“Terrorista lo è chi terrorista lo fa”, basta la icastica equazione di Forrest Gump, per comprendere quanto Massimo D’Alema ha sbagliato profondamente nel dire che «definire i Talebani terroristi è una stupidaggine. L’Isis è un gruppo terrorista. I Talebani sono un movimento politico come Hezbollah e Hamas». Va infatti ricordato a D’Alema che il numero delle vittime civili e innocenti degli attentati terroristi dei Talebani in Afghanistan ammonta a diverse migliaia, l’ultimo loro attentato è del 21 aprile 2021. Così come espliciti sono i legami del clan Haqqani, ora in posizioni chiave nel governo talebano, sia con i terroristi di al Qaida che con i terroristi dei Talebani pachistani (Ttp).

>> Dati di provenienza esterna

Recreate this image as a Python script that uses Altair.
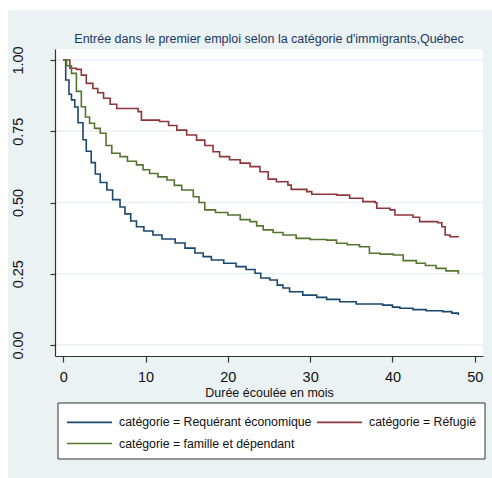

Un alto dirigente dell’antiterrorismo con cui parliamo analizza preoccupato la citazione di Massimo D’Alema: «È sconcertante il modo di ragionare dell’ex premier perché ci fa capire come sia ancora impregnato di una sorta di “sovietismo di ritorno” che considera movimenti politici Hamas ed Hezbollah (ambedue sulla lista dei terroristi dell’Unione europea), così come i Talebani a partire solo da un dato che pure innegabile: il consenso popolare di cui godono».
Consenso popolare che li assolve incredibilmente, secondo l’ex ministro degli Esteri, da tutti gli atti terroristici che compiono. D’Alema fu esplicito quando era ministro degli Esteri: «Hamas è una forza reale che rappresenta tanta parte del popolo palestinese e quindi è interesse della comunità internazionale evitare di spingere questi movimenti nelle braccia di al Qaeda».
È interessante e cruciale notare come la distinzione tra terroristi e movimenti popolari sia applicata da D’Alema solo e unicamente a movimenti anti israeliani e anti americani (qui il suo perenne sovietismo) perché mai e poi mai il Lìder Maximo si sarebbe arrisicato di applicarla a movimenti politici terroristi europei con larghissima base di consenso popolare come la irlandese Ira o la basca Eta.
Per di più, D’Alema smentisce ampiamente sé stesso e il punto focale della propria analisi perché anche il Califfato dell’Isis ha goduto di un amplissimo consenso popolare tra le tribù irachene dell’Anbar, ragione prima del successo travolgente della sua avanzata – e del dissolvimento dell’esercito iracheno – nella primavera del 2014. Identico peraltro è l’impianto un ampio consenso popolare di tanti movimenti aderenti all’Isis, dagli Shebab somali al nigeriano Boko Haram. Dunque, anche l’Isis avrebbe tutte le caratteristiche, secondo lo schema di analisi di D’Alema, per essere definito “movimento politico” e non terrorista col quale è doveroso trattare al pari di Hamas, Hezbollah e i Talebani.
Abbiamo dunque in D’Alema un esempio tipico della continuità della ideologia opportunista e della prassi di potenza dell’Unione Sovietica (che lo hanno formato quando era giovane Pioniere) che con una geniale svolta dal periodo dello stalinismo, con Nikita Krusciov, Michail Suslov e poi con Leonid Breznev avevano promosso a partire dalla metà degli anni cinquanta quali “esemplari movimenti contro l’imperialismo americano da appoggiare” tutti i leader e i movimenti arabi che nel 1940 si erano schierati col nazismo (Gamal Nasser, i palestinesi del Gran Muftì di Gerusalemme e di suo nipote Yasser Arafat, il Baath di Michel Aflaq e poi di Hafez al Assad e di Saddam Hussein).
Da qui le origini formative del riflesso di D’Alema che promuove da terroristi (ripetiamo, quali li definisce l’Unione Europea) a “movimenti politici” Hamas, Hezbollah e ora i Talebani, per la semplice e unica ragione che le loro azioni di terrore sono indirizzate contro Israele (e gli Stati Uniti). Il tutto dimenticando che la premessa per le trattative – che lui auspica con i Talebani – con i movimenti politici terroristi dell’Ira era parte di Tony Blair è stata la fine definitiva della lotta armata e degli atti di terrorismo.
Questo era il punto focale anche dell’Accordo dì Doha siglato da Donald Trump e i Talebani. Punto ampiamente disatteso dai Talebani che hanno continuato a fare attentati, il che avrebbe più che permesso, addirittura imposto, a Joe Biden di dichiarare la decadenza dell’Accordo di Doha.
Ma così non è stato con la conseguenza di un governo Talebano pronto, prontissimo a favorire al Qaeda e organizzazioni terroriste varie.